--- Begin RAW DATA ---
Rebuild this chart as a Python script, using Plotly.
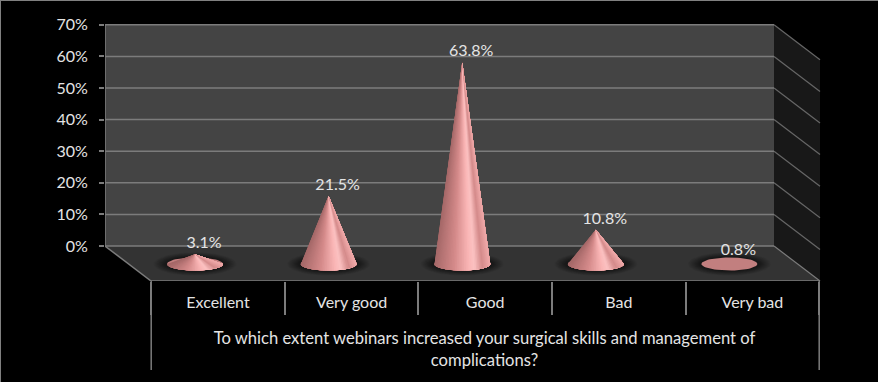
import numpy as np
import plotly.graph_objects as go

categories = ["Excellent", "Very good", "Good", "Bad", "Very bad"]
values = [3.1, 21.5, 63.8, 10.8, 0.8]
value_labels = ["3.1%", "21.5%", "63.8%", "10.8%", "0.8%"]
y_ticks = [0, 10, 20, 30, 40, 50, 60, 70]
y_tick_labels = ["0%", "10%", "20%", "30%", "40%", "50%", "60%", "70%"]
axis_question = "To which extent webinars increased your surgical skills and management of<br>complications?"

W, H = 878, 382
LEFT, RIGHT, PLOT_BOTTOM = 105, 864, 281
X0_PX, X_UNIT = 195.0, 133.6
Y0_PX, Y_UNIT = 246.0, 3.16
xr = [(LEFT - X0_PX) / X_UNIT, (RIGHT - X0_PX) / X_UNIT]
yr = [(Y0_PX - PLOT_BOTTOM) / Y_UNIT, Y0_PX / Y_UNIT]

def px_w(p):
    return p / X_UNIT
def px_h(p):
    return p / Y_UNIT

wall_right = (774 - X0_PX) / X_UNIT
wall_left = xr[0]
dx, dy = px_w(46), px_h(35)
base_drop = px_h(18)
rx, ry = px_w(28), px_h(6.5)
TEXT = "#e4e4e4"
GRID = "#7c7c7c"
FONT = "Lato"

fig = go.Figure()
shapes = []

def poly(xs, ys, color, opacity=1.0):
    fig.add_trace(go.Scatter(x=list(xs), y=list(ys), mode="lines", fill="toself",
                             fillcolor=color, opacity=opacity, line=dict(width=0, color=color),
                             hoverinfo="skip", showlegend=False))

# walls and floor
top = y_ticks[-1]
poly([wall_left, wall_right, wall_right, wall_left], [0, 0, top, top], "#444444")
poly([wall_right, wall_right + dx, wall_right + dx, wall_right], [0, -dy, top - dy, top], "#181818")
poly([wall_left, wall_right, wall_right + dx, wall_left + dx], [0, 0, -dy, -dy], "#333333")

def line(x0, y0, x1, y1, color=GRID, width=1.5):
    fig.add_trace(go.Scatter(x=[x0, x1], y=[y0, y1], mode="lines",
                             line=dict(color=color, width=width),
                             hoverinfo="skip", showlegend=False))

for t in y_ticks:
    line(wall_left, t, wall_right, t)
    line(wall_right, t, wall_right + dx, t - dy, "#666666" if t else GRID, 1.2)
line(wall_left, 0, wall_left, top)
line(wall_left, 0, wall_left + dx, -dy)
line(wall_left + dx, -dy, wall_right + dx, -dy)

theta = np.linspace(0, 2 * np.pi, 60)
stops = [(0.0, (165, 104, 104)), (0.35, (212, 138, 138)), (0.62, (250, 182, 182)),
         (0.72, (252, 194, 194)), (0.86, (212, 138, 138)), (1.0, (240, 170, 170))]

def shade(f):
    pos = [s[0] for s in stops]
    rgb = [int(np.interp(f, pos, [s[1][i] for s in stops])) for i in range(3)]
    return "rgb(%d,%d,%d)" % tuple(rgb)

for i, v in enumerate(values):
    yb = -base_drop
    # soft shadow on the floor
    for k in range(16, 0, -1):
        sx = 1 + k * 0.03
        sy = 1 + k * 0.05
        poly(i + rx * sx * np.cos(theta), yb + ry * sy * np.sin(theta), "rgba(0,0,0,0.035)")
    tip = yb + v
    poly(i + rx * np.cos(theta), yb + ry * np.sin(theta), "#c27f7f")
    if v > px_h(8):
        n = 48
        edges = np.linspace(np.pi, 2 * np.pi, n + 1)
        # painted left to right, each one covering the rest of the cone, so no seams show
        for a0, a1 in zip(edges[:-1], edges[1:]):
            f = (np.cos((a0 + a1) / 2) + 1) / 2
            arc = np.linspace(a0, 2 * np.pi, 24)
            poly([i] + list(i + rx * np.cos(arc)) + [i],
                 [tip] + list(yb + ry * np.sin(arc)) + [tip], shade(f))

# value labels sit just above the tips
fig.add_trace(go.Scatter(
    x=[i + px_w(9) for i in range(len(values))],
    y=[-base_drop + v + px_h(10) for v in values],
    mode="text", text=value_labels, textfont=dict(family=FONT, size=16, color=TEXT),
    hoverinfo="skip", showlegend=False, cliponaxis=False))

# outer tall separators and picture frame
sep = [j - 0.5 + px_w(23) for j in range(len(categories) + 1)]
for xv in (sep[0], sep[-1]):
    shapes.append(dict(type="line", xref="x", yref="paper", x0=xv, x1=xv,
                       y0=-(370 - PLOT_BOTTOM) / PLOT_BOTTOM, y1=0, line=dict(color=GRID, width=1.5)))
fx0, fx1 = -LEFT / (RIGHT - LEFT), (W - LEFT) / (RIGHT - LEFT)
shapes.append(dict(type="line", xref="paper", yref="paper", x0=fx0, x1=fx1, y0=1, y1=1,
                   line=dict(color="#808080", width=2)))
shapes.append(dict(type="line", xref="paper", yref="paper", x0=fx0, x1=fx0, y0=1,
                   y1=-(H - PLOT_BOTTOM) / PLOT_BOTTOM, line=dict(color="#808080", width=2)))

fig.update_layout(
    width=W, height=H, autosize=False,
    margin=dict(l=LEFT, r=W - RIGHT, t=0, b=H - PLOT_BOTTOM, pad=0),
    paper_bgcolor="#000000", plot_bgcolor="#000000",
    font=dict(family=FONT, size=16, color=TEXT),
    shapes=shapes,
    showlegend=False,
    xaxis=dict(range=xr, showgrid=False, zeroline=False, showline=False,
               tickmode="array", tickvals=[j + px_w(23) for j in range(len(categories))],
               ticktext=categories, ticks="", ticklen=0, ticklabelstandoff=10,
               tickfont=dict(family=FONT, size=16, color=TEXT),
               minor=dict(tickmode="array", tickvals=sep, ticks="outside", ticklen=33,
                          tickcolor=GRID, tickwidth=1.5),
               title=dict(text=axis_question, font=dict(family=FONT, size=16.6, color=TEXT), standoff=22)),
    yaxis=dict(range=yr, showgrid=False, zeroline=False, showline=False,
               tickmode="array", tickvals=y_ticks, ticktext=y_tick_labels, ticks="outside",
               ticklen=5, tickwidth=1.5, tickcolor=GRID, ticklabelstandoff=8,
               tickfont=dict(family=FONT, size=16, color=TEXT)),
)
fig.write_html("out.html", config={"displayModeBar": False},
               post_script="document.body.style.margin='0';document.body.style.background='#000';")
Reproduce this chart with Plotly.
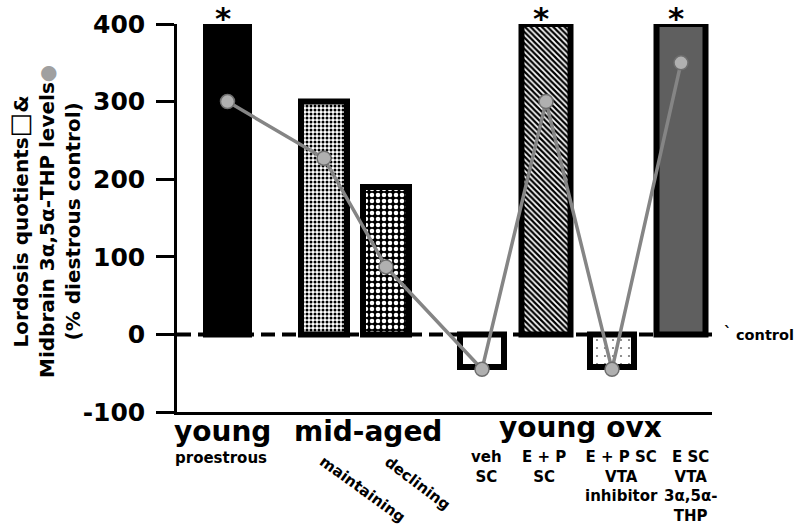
--- End RAW DATA ---
_TASK REQUIREMENTS:_ Copy the listing word for word, excluding its pictures.

_RESPONSE FOR THIS EXERCISE:_
Rebuild this chart as a Python script, using Plotly.
import numpy as np
import plotly.graph_objects as go

categories = ["Excellent", "Very good", "Good", "Bad", "Very bad"]
values = [3.1, 21.5, 63.8, 10.8, 0.8]
value_labels = ["3.1%", "21.5%", "63.8%", "10.8%", "0.8%"]
y_ticks = [0, 10, 20, 30, 40, 50, 60, 70]
y_tick_labels = ["0%", "10%", "20%", "30%", "40%", "50%", "60%", "70%"]
axis_question = "To which extent webinars increased your surgical skills and management of<br>complications?"

W, H = 878, 382
LEFT, RIGHT, PLOT_BOTTOM = 105, 864, 281
X0_PX, X_UNIT = 195.0, 133.6
Y0_PX, Y_UNIT = 246.0, 3.16
xr = [(LEFT - X0_PX) / X_UNIT, (RIGHT - X0_PX) / X_UNIT]
yr = [(Y0_PX - PLOT_BOTTOM) / Y_UNIT, Y0_PX / Y_UNIT]

def px_w(p):
    return p / X_UNIT
def px_h(p):
    return p / Y_UNIT

wall_right = (774 - X0_PX) / X_UNIT
wall_left = xr[0]
dx, dy = px_w(46), px_h(35)
base_drop = px_h(18)
rx, ry = px_w(28), px_h(6.5)
TEXT = "#e4e4e4"
GRID = "#7c7c7c"
FONT = "Lato"

fig = go.Figure()
shapes = []

def poly(xs, ys, color, opacity=1.0):
    fig.add_trace(go.Scatter(x=list(xs), y=list(ys), mode="lines", fill="toself",
                             fillcolor=color, opacity=opacity, line=dict(width=0, color=color),
                             hoverinfo="skip", showlegend=False))

# walls and floor
top = y_ticks[-1]
poly([wall_left, wall_right, wall_right, wall_left], [0, 0, top, top], "#444444")
poly([wall_right, wall_right + dx, wall_right + dx, wall_right], [0, -dy, top - dy, top], "#181818")
poly([wall_left, wall_right, wall_right + dx, wall_left + dx], [0, 0, -dy, -dy], "#333333")

def line(x0, y0, x1, y1, color=GRID, width=1.5):
    fig.add_trace(go.Scatter(x=[x0, x1], y=[y0, y1], mode="lines",
                             line=dict(color=color, width=width),
                             hoverinfo="skip", showlegend=False))

for t in y_ticks:
    line(wall_left, t, wall_right, t)
    line(wall_right, t, wall_right + dx, t - dy, "#666666" if t else GRID, 1.2)
line(wall_left, 0, wall_left, top)
line(wall_left, 0, wall_left + dx, -dy)
line(wall_left + dx, -dy, wall_right + dx, -dy)

theta = np.linspace(0, 2 * np.pi, 60)
stops = [(0.0, (165, 104, 104)), (0.35, (212, 138, 138)), (0.62, (250, 182, 182)),
         (0.72, (252, 194, 194)), (0.86, (212, 138, 138)), (1.0, (240, 170, 170))]

def shade(f):
    pos = [s[0] for s in stops]
    rgb = [int(np.interp(f, pos, [s[1][i] for s in stops])) for i in range(3)]
    return "rgb(%d,%d,%d)" % tuple(rgb)

for i, v in enumerate(values):
    yb = -base_drop
    # soft shadow on the floor
    for k in range(16, 0, -1):
        sx = 1 + k * 0.03
        sy = 1 + k * 0.05
        poly(i + rx * sx * np.cos(theta), yb + ry * sy * np.sin(theta), "rgba(0,0,0,0.035)")
    tip = yb + v
    poly(i + rx * np.cos(theta), yb + ry * np.sin(theta), "#c27f7f")
    if v > px_h(8):
        n = 48
        edges = np.linspace(np.pi, 2 * np.pi, n + 1)
        # painted left to right, each one covering the rest of the cone, so no seams show
        for a0, a1 in zip(edges[:-1], edges[1:]):
            f = (np.cos((a0 + a1) / 2) + 1) / 2
            arc = np.linspace(a0, 2 * np.pi, 24)
            poly([i] + list(i + rx * np.cos(arc)) + [i],
                 [tip] + list(yb + ry * np.sin(arc)) + [tip], shade(f))

# value labels sit just above the tips
fig.add_trace(go.Scatter(
    x=[i + px_w(9) for i in range(len(values))],
    y=[-base_drop + v + px_h(10) for v in values],
    mode="text", text=value_labels, textfont=dict(family=FONT, size=16, color=TEXT),
    hoverinfo="skip", showlegend=False, cliponaxis=False))

# outer tall separators and picture frame
sep = [j - 0.5 + px_w(23) for j in range(len(categories) + 1)]
for xv in (sep[0], sep[-1]):
    shapes.append(dict(type="line", xref="x", yref="paper", x0=xv, x1=xv,
                       y0=-(370 - PLOT_BOTTOM) / PLOT_BOTTOM, y1=0, line=dict(color=GRID, width=1.5)))
fx0, fx1 = -LEFT / (RIGHT - LEFT), (W - LEFT) / (RIGHT - LEFT)
shapes.append(dict(type="line", xref="paper", yref="paper", x0=fx0, x1=fx1, y0=1, y1=1,
                   line=dict(color="#808080", width=2)))
shapes.append(dict(type="line", xref="paper", yref="paper", x0=fx0, x1=fx0, y0=1,
                   y1=-(H - PLOT_BOTTOM) / PLOT_BOTTOM, line=dict(color="#808080", width=2)))

fig.update_layout(
    width=W, height=H, autosize=False,
    margin=dict(l=LEFT, r=W - RIGHT, t=0, b=H - PLOT_BOTTOM, pad=0),
    paper_bgcolor="#000000", plot_bgcolor="#000000",
    font=dict(family=FONT, size=16, color=TEXT),
    shapes=shapes,
    showlegend=False,
    xaxis=dict(range=xr, showgrid=False, zeroline=False, showline=False,
               tickmode="array", tickvals=[j + px_w(23) for j in range(len(categories))],
               ticktext=categories, ticks="", ticklen=0, ticklabelstandoff=10,
               tickfont=dict(family=FONT, size=16, color=TEXT),
               minor=dict(tickmode="array", tickvals=sep, ticks="outside", ticklen=33,
                          tickcolor=GRID, tickwidth=1.5),
               title=dict(text=axis_question, font=dict(family=FONT, size=16.6, color=TEXT), standoff=22)),
    yaxis=dict(range=yr, showgrid=False, zeroline=False, showline=False,
               tickmode="array", tickvals=y_ticks, ticktext=y_tick_labels, ticks="outside",
               ticklen=5, tickwidth=1.5, tickcolor=GRID, ticklabelstandoff=8,
               tickfont=dict(family=FONT, size=16, color=TEXT)),
)
fig.write_html("out.html", config={"displayModeBar": False},
               post_script="document.body.style.margin='0';document.body.style.background='#000';")
Reproduce this chart with Plotly.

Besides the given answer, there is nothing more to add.